Acronis Drive Monitor promises to give you warning before that
crash, so that you can take action before you’re hit with
Acronis Drive Monitor checks your hard disk health in multiple
ways, and issues warnings when it appears there may be problems.
With the program’s advice, you can try to fix the problem, and back
up all your data before a potential crash.
The software is exceedingly simple to use. Simply install it and
it uses the S.M.A.R.T. (Self-Monitoring, Analysis, and Reporting
Technology) standard to check your hard disk health in many
different ways, and show you what it finds. The easiest way to find
out if your hard disk adheres to this standard is to run the
Acronis Drive Monitor–it will tell you. S.M.A.R.T. was first
released in 1996, and Acronis says that if you have a hard disk
made in the last 10 years, the great odds are that it adheres to
S.M.A.R.T. (If you don’t have a disk that adheres to the S.M.A.R.T.

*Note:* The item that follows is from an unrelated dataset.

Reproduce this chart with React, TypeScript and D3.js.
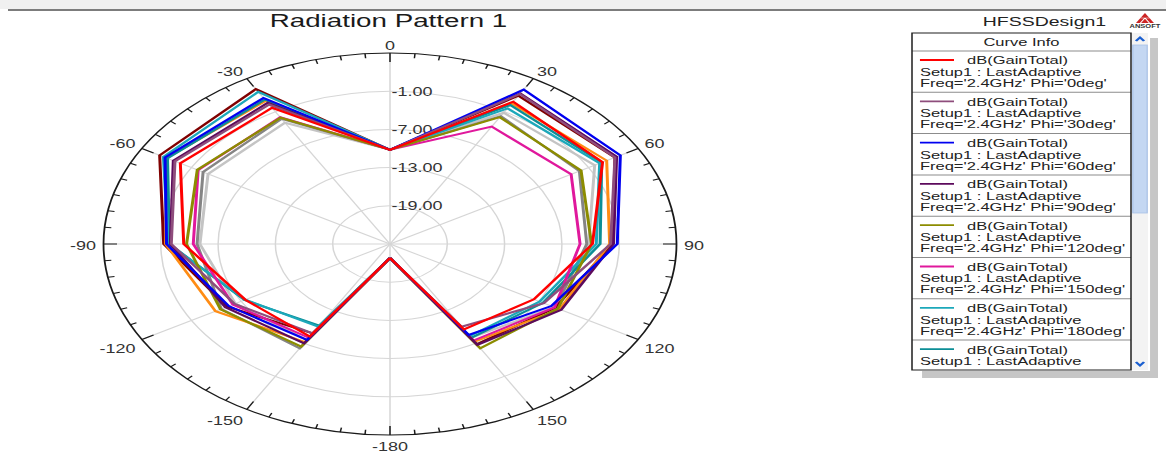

standard, you’re out of luck, unless you’re a scripting pro.) When
it finds there may be a problem, it pops up an alert and offers
advice on how the problem might be fixed.
A simple screen summarizes your hard disk’s current state of
health, and a detailed screen shows you more information that
you’ll ever want to know about your hard disk–not just basics such
as its temperature and read error rate, but details you may not
even understand, such as the Reallocated Sectors Count.
Acronis Drive Monitor is superior to a number of competing
products, such as HDDlife, whose
free version doesn’t offer as much detail as Acronis Drive Monitor.
It’s good that Drive Monitor is free, but keep in mind that it
functions partially as an ad for buying Acronis software, notably
the company’s backup software. I’m paranoid about losing any work,
and so I have three different kinds of backup that work
automatically ever day–one to Windows Home Server, one to the
Jungle Disk online backup service, and one using the SugarSync
synchronization software. Despite that, though, Acronis Drive
Monitor issued a backup warning, implying I had no backup software.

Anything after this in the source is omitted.